Récupération du mannequin Ivan Ivanovitch, 9 mars 1961

Les préparatifs de la dernière mission test se sont poursuivis avec la tragédie de Bondarenko à l'esprit. Il y a eu un léger retard du lancement en raison d'un problème avec l'appareil de communication embarqué, mais cela s'est avéré sans importance. Les opérations de lancement ont également été brièvement interrompues en raison d'une défaillance

d'un capteur sur le troisième étage du booster, et sur ordre du concepteur en chef Kosberg, les ingénieurs ont rapidement remplacé l'unité défaillante.

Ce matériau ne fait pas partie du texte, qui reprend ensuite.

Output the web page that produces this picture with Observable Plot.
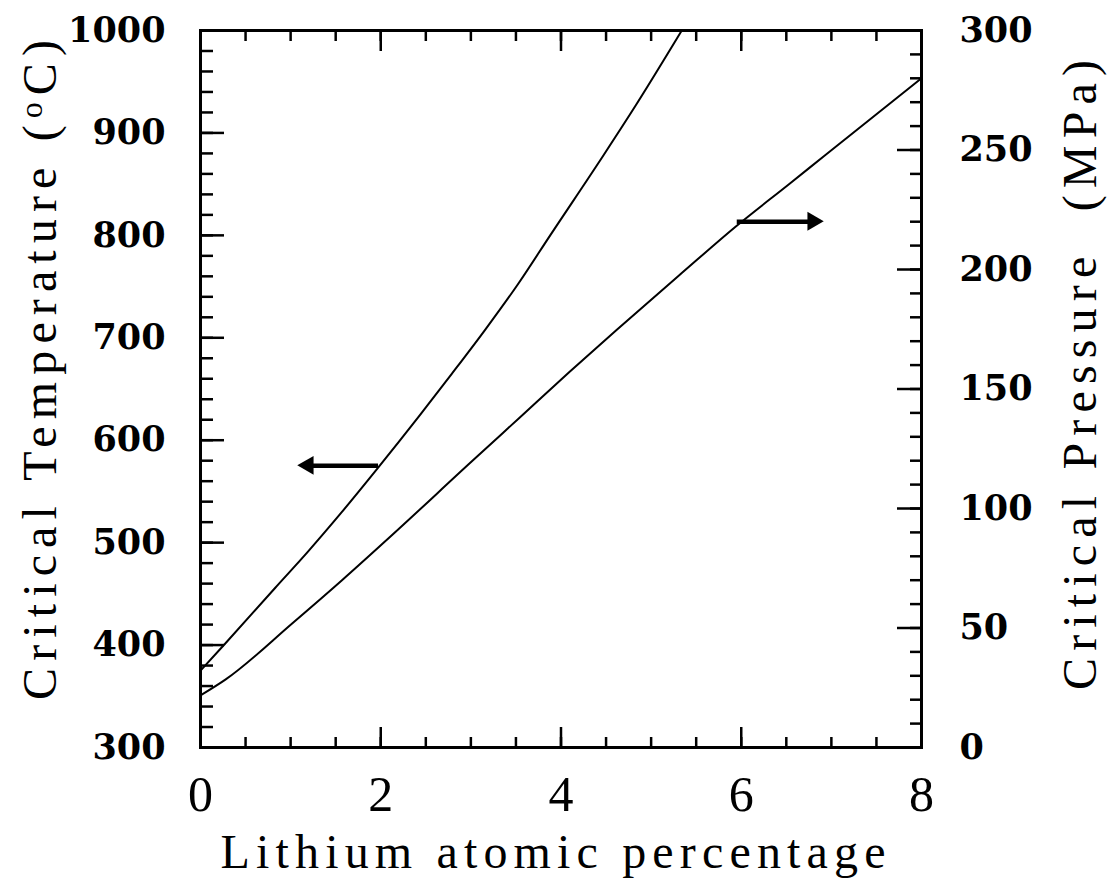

Le vaisseau spatial, nommé Korabl-Sputnik 5 dans la presse soviétique, a été lancé avec succès à 08 h 54, heure de Moscou, le 25 mars, deux jours seulement après la mort de Bondarenko. Le véhicule de 4 695 kilogrammes transportait le chien Zvezdochka. La mission s’est déroulée sans incident et toutes les procédures de rentrée se sont effectuées sans problème. Comme pour plusieurs missions précédentes, la récupération des animaux et du mannequin a été retardée par le mauvais temps. L'appareil de descente et le siège éjectable se sont posés lors d'une forte tempête de neige, rendant difficile la localisation.